▶ _DO THIS_: Repeat all the material exactly; pictures stay out of your copy.

-------- DATA EXTRACT

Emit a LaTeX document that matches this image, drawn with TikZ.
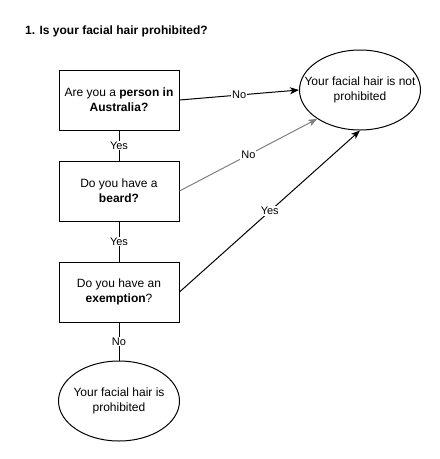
\documentclass[tikz,border=0pt]{standalone}
\usepackage{fontspec}
\setmainfont{Liberation Sans}
\usetikzlibrary{shapes,arrows.meta,positioning}

\begin{document}
\begin{tikzpicture}[
    x=1pt, y=1pt,
    node distance=30pt,
    box/.style={rectangle, draw, line width=1pt, minimum width=120pt, minimum height=60pt, inner sep=0pt, align=center, font=\fontsize{12}{15}\selectfont},
    oval/.style={ellipse, draw, line width=1pt, minimum width=121pt, minimum height=80pt, inner sep=0pt},
    ovaltext/.style={align=center, font=\fontsize{12}{15}\selectfont},
    lbl/.style={fill=white, inner sep=1pt, font=\fontsize{11}{13}\selectfont},
    link/.style={line width=1pt},
    arrow/.style={link, -{Stealth[length=9pt, width=7pt, inset=2.5pt]}},
]
    \useasboundingbox (0,0) rectangle (440,-459);
    \node[anchor=west, inner sep=0pt, font=\fontsize{12}{14}\selectfont\bfseries] (title) at (25,-31) {1. Is your facial hair prohibited?};

    \node[box] (person) at (119,-100) {Are you a \textbf{person in}\\\textbf{Australia?}};
    \node[box, below=of person] (beard) {Do you have a\\\textbf{beard?}};
    \node[box, below=40pt of beard] (exempt) {Do you have an\\\textbf{exemption}?};
    \node[oval, below=38pt of exempt, label={[ovaltext]center:Your facial hair is\\prohibited}] (banned) {};
    \node[oval, label={[ovaltext]center:Your facial hair is not\\prohibited}] (allowed) at (360,-90) {};

    \draw[arrow] (person.east) -- node[lbl] {No} (allowed.west);
    \draw[arrow, black!50] (beard.east) -- node[lbl, text=black] {No} (allowed.214);
    \draw[arrow] (exempt.east) -- node[lbl] {Yes} (allowed.south);
    \draw[link] (person) -- node[lbl] {Yes} (beard);
    \draw[link] (beard) -- node[lbl] {Yes} (exempt);
    \draw[link] (exempt) -- node[lbl] {No} (banned);
\end{tikzpicture}
\end{document}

----------------

▶ _SOLUTION FOR THIS PROBLEM_:
Emit a LaTeX document that matches this image, drawn with TikZ.
\documentclass[tikz,border=0pt]{standalone}
\usepackage{fontspec}
\setmainfont{Liberation Sans}
\usetikzlibrary{shapes,arrows.meta,positioning}

\begin{document}
\begin{tikzpicture}[
    x=1pt, y=1pt,
    node distance=30pt,
    box/.style={rectangle, draw, line width=1pt, minimum width=120pt, minimum height=60pt, inner sep=0pt, align=center, font=\fontsize{12}{15}\selectfont},
    oval/.style={ellipse, draw, line width=1pt, minimum width=121pt, minimum height=80pt, inner sep=0pt},
    ovaltext/.style={align=center, font=\fontsize{12}{15}\selectfont},
    lbl/.style={fill=white, inner sep=1pt, font=\fontsize{11}{13}\selectfont},
    link/.style={line width=1pt},
    arrow/.style={link, -{Stealth[length=9pt, width=7pt, inset=2.5pt]}},
]
    \useasboundingbox (0,0) rectangle (440,-459);
    \node[anchor=west, inner sep=0pt, font=\fontsize{12}{14}\selectfont\bfseries] (title) at (25,-31) {1. Is your facial hair prohibited?};

    \node[box] (person) at (119,-100) {Are you a \textbf{person in}\\\textbf{Australia?}};
    \node[box, below=of person] (beard) {Do you have a\\\textbf{beard?}};
    \node[box, below=40pt of beard] (exempt) {Do you have an\\\textbf{exemption}?};
    \node[oval, below=38pt of exempt, label={[ovaltext]center:Your facial hair is\\prohibited}] (banned) {};
    \node[oval, label={[ovaltext]center:Your facial hair is not\\prohibited}] (allowed) at (360,-90) {};

    \draw[arrow] (person.east) -- node[lbl] {No} (allowed.west);
    \draw[arrow, black!50] (beard.east) -- node[lbl, text=black] {No} (allowed.214);
    \draw[arrow] (exempt.east) -- node[lbl] {Yes} (allowed.south);
    \draw[link] (person) -- node[lbl] {Yes} (beard);
    \draw[link] (beard) -- node[lbl] {Yes} (exempt);
    \draw[link] (exempt) -- node[lbl] {No} (banned);
\end{tikzpicture}
\end{document}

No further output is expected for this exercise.